The last two contributions foresee the embedding on HEVs of some of the most cutting-edge advancements towards zero-emission mobility. Beccari [10] proposed the implementation of a hydrogen-fueled engine in a power-split hybrid vehicle. By supposing that the ICE always operates at its most efficient point, numeric simulations were performed in order to compare the gasoline-fueled engine with the hydrogen-fueled one in terms of the thermal efficiency and total energy consumed during a driving cycle. The results showed a mean engine efficiency increase of around 17% and an energy consumption reduction of around 15%. Ramshanker et al. [11] investigated greenhouse gas emissions when a floating solar photovoltaic system is used to recharge the vehicle.

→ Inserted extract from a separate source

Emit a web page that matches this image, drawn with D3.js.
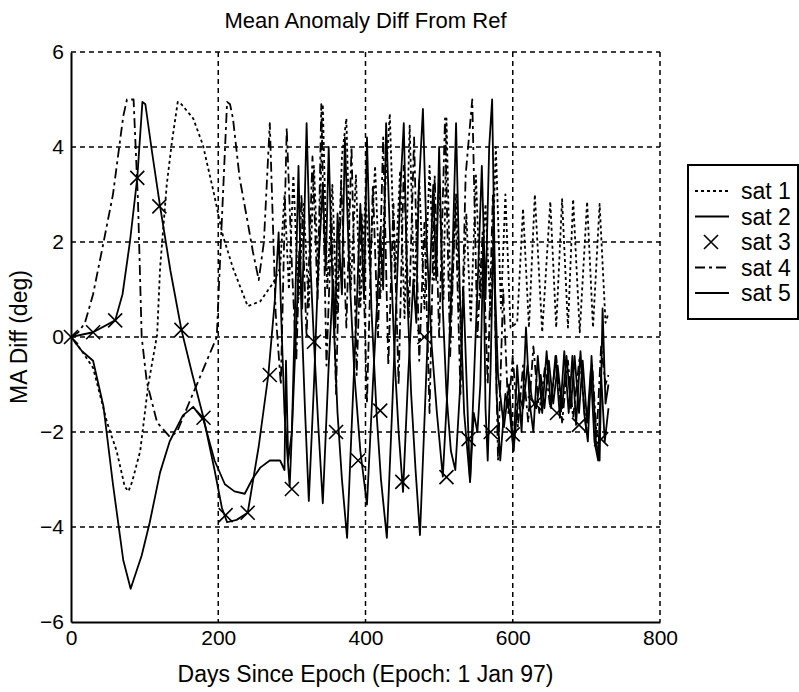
<!DOCTYPE html>
<html>
<head>
<meta charset="utf-8">
<script src="https://cdn.jsdelivr.net/npm/d3@7"></script>
<style>
  html, body { margin: 0; padding: 0; background: #fff; }
  svg { display: block; }
  text { font-family: "Liberation Sans", Arial, Helvetica, sans-serif; fill: #000; }
</style>
</head>
<body>
<script>
// Mean anomaly difference of each satellite from the reference orbit, [day, deg]
const sat1 = [[0,0],[15,-0.3],[30,-0.65],[49,-1.8],[62,-2.4],[73,-3.15],[78,-3.25],[83,-3.05],[94,-2.4],[105,-1.0],[117,0.05],[121,1.45],[130,3.2],[137,4.1],[145,4.95],[150,4.9],[166,4.6],[179,4.05],[193,3.1],[206,2.15],[220,1.45],[240,0.65],[257,0.75],[275,1.15],[284,1.45],
  [290,3.0],[296,1.0],[302,3.4],[309,0.8],[316,2.8],[323,0.6],[330,3.6],[336,1.2],[342,4.9],[348,1.0],[355,3.2],[361,0.5],[368,3.8],[374,4.6],[380,1.0],[387,3.4],[393,0.6],[400,3.0],[406,1.4],[413,3.6],[420,0.8],[427,3.2],[433,4.7],[440,1.2],[447,3.5],[453,0.4],[460,4.45],[466,1.0],[473,3.3],[480,0.6],[487,3.6],[493,1.2],[500,3.2],[506,0.8],[510,4.6],[516,0.4],[523,3.0],[530,-0.2],[537,2.6],[543,0.3],[550,3.4],[556,0.8],[563,2.8],[570,0.4],[577,4.0],[584,0.6],[590,3.0],[597,0.2],
  [606,0.3],[614,2.7],[622,0.2],[630,3.0],[640,0.1],[651,2.85],[659,0.2],[667,2.9],[675,0.2],[682,2.9],[691,0.1],[701,2.85],[709,0.2],[718,2.8],[726,0.3],[730,0.5]];

const sat2 = [[0,0],[30,0.1],[60,0.35],[70,0.9],[80,2.0],[90,3.35],[97,4.95],[101,4.9],[110,3.9],[121,2.75],[135,1.4],[150,0.15],[165,-0.8],[180,-1.7],[195,-2.8],[205,-3.6],[212,-3.9],[225,-3.85],[240,-3.7],[255,-2.3],[268,-0.8],[277,0.8],[282,2.2],[286,0.2],[290,-1.6],[297,-3.15],
  [304,-0.5],[310,1.8],[314,0.6],[320,4.5],[325,1.6],[330,-0.1],[336,-1.9],[342,-3.5],[350,-0.6],[356,1.2],[359,0.2],[362,2.6],[368,0.9],[372,4.2],[378,1.4],[385,-0.8],[393,-2.4],[402,-3.53],[410,-1.0],[416,0.8],[420,2.2],[424,1.0],[428,4.5],[434,1.8],[440,-0.6],[445,-2.0],[451,-3.26],[458,-0.8],[465,1.2],[469,0.3],[472,3.0],[478,4.8],[483,2.0],[490,-0.2],[497,-1.6],[505,-2.94],[512,-0.9],[518,1.6],[523,4.5],[528,1.0],[534,-1.6],[542,-3.05],[548,-0.6],[553,1.4],[558,3.6],[563,0.8],[568,4.0],[572,5.0],[576,1.0],[580,-0.8],[588,-1.9],[595,-1.0],
  [601,-2.4],[606,-0.6],[612,-2.0],[618,0.2],[623,-1.4],[628,-2.0],[634,-0.4],[640,-1.6],[646,-0.3],[652,-1.5],[658,-0.4],[664,-1.7],[670,-0.3],[676,-1.6],[681,-0.4],[686,-1.85],[692,-0.3],[697,-1.6],[702,-2.2],[707,-0.4],[713,-2.2],[718,-2.6],[722,0.6],[726,-1.4],[730,-1.0]];

// sat 3 is sampled every 30 days and shown as markers only
const sat3Days = [0,30,60,90,120,150,180,210,240,270,300,330,360,390,420,450,480,510,540,570,600,630,660,690,720];
const sat3Vals = [0,0.1,0.35,3.35,2.75,0.15,-1.7,-3.75,-3.7,-0.8,-3.2,-0.1,-2.0,-2.6,-1.55,-3.05,0.0,-2.95,-2.15,-2.0,-2.05,-1.4,-1.6,-1.85,-2.15];

const sat4 = [[0,0],[10,0.1],[19,0.3],[30,0.9],[43,1.9],[57,3.0],[71,4.65],[76,5.0],[85,5.0],[91,2.85],[96,0.0],[103,-0.95],[117,-1.8],[134,-2.1],[144,-2.0],[160,-1.4],[175,-0.85],[198,0.0],[202,1.45],[206,2.85],[212,4.95],[216,4.9],[220,4.6],[229,3.35],[239,2.5],[247,1.8],[255,1.2],[262,2.0],
  [270,4.5],[278,0.5],[285,-1.0],[293,4.4],[300,1.5],[306,-0.5],[313,3.0],[320,0.0],[328,3.8],[335,0.8],[340,4.9],[347,-0.6],[354,2.5],[360,-1.2],[367,3.3],[374,0.2],[381,4.0],[388,-0.8],[395,2.6],[402,-1.4],[410,3.2],[417,0.0],[424,4.2],[431,-0.6],[438,2.8],[445,-1.0],[452,3.6],[459,0.4],[466,4.2],[473,-0.5],[480,2.4],[487,-1.6],[494,3.4],[500,0.0],[508,4.6],[515,-0.4],[522,2.8],[529,-1.2],[536,3.4],[545,5.0],[552,0.0],[559,2.2],[566,-1.0],[573,3.0],[580,-2.6],[587,1.0],[594,-1.6],[600,-0.4],
  [607,-1.9],[614,-0.6],[621,-1.8],[628,-0.2],[636,-1.6],[644,-0.6],[651,-1.5],[659,-0.4],[667,-1.8],[675,-0.5],[682,-1.7],[691,-0.4],[700,-2.0],[708,-0.6],[714,-2.1],[720,-0.2],[726,-1.0],[730,-0.8]];

const sat5 = [[0,0],[15,-0.3],[30,-0.5],[44,-1.45],[57,-3.1],[71,-4.7],[81,-5.3],[96,-4.6],[107,-3.9],[121,-2.85],[134,-2.2],[152,-1.65],[166,-1.47],[180,-1.75],[195,-2.6],[209,-3.1],[222,-3.25],[236,-3.3],[246,-3.0],[257,-2.75],[270,-2.6],[284,-2.6],[290,-2.8],[292,-0.5],[295,-2.6],[300,-2.0],
  [305,1.0],[309,3.6],[313,0.5],[318,-1.6],[323,-3.45],[330,-1.0],[336,1.5],[342,3.2],[346,1.4],[350,4.0],[356,0.6],[362,-1.6],[368,-3.0],[375,-4.23],[382,-1.6],[388,0.6],[393,2.8],[398,0.8],[402,4.2],[408,0.6],[415,-1.6],[421,-3.0],[429,-4.23],[436,-1.6],[442,0.8],[447,3.0],[452,4.5],[457,0.8],[462,-1.2],[468,-2.8],[474,-4.17],[480,-1.8],[486,0.6],[492,3.2],[496,1.2],[500,4.0],[505,0.6],[510,-1.2],[516,-2.4],[522,-2.8],[528,-1.2],[533,1.0],[537,-0.8],[542,-3.05],[547,-1.6],[552,-2.0],[556,-1.0],[560,2.0],[563,-1.5],[566,-2.6],[570,-0.6],[574,2.4],[578,-1.2],[583,-2.6],[590,-1.2],[596,-1.6],
  [601,-2.4],[608,-1.2],[614,-1.5],[620,-0.6],[626,-1.3],[632,-1.5],[638,-0.8],[643,-1.5],[649,-0.5],[655,-1.4],[661,-0.6],[667,-1.5],[673,-0.4],[679,-1.5],[684,-0.4],[690,-1.6],[695,-0.5],[701,-1.8],[706,-0.7],[711,-2.2],[716,-2.6],[720,-0.8],[725,-2.2],[730,-1.5]];

const xTicks = [0, 200, 400, 600, 800];
const yTicks = [-6, -4, -2, 0, 2, 4, 6];
const legendLabels = ["sat 1", "sat 2", "sat 3", "sat 4", "sat 5"];

const W = 799, H = 692;
const plot = { left: 71, right: 660, top: 52, bottom: 622 };

const svg = d3.select("body").append("svg").attr("width", W).attr("height", H);

const x = d3.scaleLinear().domain([0, 800]).range([plot.left, plot.right]);
const y = d3.scaleLinear().domain([-6, 6]).range([plot.bottom, plot.top]);

// grid (dotted, including the top and right edges of the box)
const grid = svg.append("g").attr("stroke", "#000").attr("stroke-width", 1.5).attr("stroke-dasharray", "5,4");
grid.selectAll("line.gx").data(xTicks.filter(d => d > 0)).join("line")
  .attr("x1", d => x(d)).attr("x2", d => x(d)).attr("y1", plot.top).attr("y2", plot.bottom);
grid.selectAll("line.gy").data(yTicks.filter(d => d > -6)).join("line")
  .attr("x1", plot.left).attr("x2", plot.right).attr("y1", d => y(d)).attr("y2", d => y(d));

// axes
const xAxis = d3.axisBottom(x).tickValues(xTicks).tickSize(0).tickPadding(8);
const yAxis = d3.axisLeft(y).tickValues(yTicks).tickSize(0).tickPadding(7);
const gx = svg.append("g").attr("transform", `translate(0,${plot.bottom})`).call(xAxis);
const gy = svg.append("g").attr("transform", `translate(${plot.left},0)`).call(yAxis);
[gx, gy].forEach(g => {
  g.select(".domain").attr("stroke", "#000").attr("stroke-width", 2);
  g.selectAll("text").attr("font-size", 21).attr("font-family", "Liberation Sans, Arial, sans-serif").attr("fill", "#000");
});

// series
const line = d3.line().x(d => x(d[0])).y(d => y(d[1]));
const series = [
  { data: sat1, dash: "3,3" },
  { data: sat2, dash: null },
  { data: sat4, dash: "10,4,3,4" },
  { data: sat5, dash: null }
];
const lines = svg.append("g").attr("fill", "none").attr("stroke", "#000").attr("stroke-width", 1.8).attr("stroke-linejoin", "round");
series.forEach(s => {
  lines.append("path").attr("d", line(s.data)).attr("stroke-dasharray", s.dash);
});

// sat 3 markers
const mk = 7;
const marks = svg.append("g").attr("stroke", "#000").attr("stroke-width", 1.6);
sat3Days.forEach((d, i) => {
  const cx = x(d), cy = y(sat3Vals[i]);
  marks.append("path").attr("d", `M${cx - mk},${cy - mk}L${cx + mk},${cy + mk}M${cx - mk},${cy + mk}L${cx + mk},${cy - mk}`);
});

// titles
svg.append("text").attr("x", (plot.left + plot.right) / 2).attr("y", 28).attr("text-anchor", "middle")
  .attr("font-size", 22).text("Mean Anomaly Diff From Ref");
svg.append("text").attr("x", (plot.left + plot.right) / 2).attr("y", 682).attr("text-anchor", "middle")
  .attr("font-size", 23).text("Days Since Epoch (Epoch: 1 Jan 97)");
svg.append("text").attr("transform", `translate(27,${(plot.top + plot.bottom) / 2}) rotate(-90)`).attr("text-anchor", "middle")
  .attr("font-size", 23).text("MA Diff (deg)");

// legend
const lg = { left: 688, right: 798, top: 165, bottom: 319, row0: 191, step: 25.5 };
const legend = svg.append("g");
legend.append("rect").attr("x", lg.left).attr("y", lg.top).attr("width", lg.right - lg.left).attr("height", lg.bottom - lg.top)
  .attr("fill", "#fff").attr("stroke", "#000").attr("stroke-width", 2);
const styles = ["3,3", null, "x", "10,4,3,4", null];
legendLabels.forEach((lab, i) => {
  const ly = lg.row0 + i * lg.step;
  if (styles[i] === "x") {
    const cx = 711;
    legend.append("path").attr("d", `M${cx - mk},${ly - mk}L${cx + mk},${ly + mk}M${cx - mk},${ly + mk}L${cx + mk},${ly - mk}`)
      .attr("stroke", "#000").attr("stroke-width", 1.6);
  } else {
    legend.append("line").attr("x1", 695).attr("x2", 729).attr("y1", ly).attr("y2", ly)
      .attr("stroke", "#000").attr("stroke-width", 1.8).attr("stroke-dasharray", styles[i]);
  }
  legend.append("text").attr("x", 741).attr("y", ly + 8).attr("font-size", 23).text(lab);
});
</script>
</body>
</html>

In this case, land exploitation is reduced and the decrease in evaporation saves water. The results showed a promising reduction in CO₂ emissions.

3. Research Trends for HEVs

The contributions collected in this Special Issue effectively reflect the challenges that prevent the desirable widespread uptake of HEVs. Prediction-based real-time energy management strategies are crucial to reduce fuel consumption and emissions while maintaining high vehicle performance. This is true especially for the most promising layout, the power-split hybrid, whose higher constructive complexity enables more efficient operations but requires proper mathematical tools for an effective control strategy and a conscious design. Moreover, HEVs share similar battery issues with pure-electric vehicles related to battery performance optimization and battery life safeguard. Lastly, if the transition towards pure-electric ground mobility seems to become a reality soon, there are other fields (i.e., agricultural machinery, aircraft, and air-ground vehicles) where the replacement of the thermal unit looks less forthcoming. More efforts towards the development of hybrid electric powertrain beyond light-duty vehicles are advisable, along with the integration of the latest innovations in green fuel and renewable energy.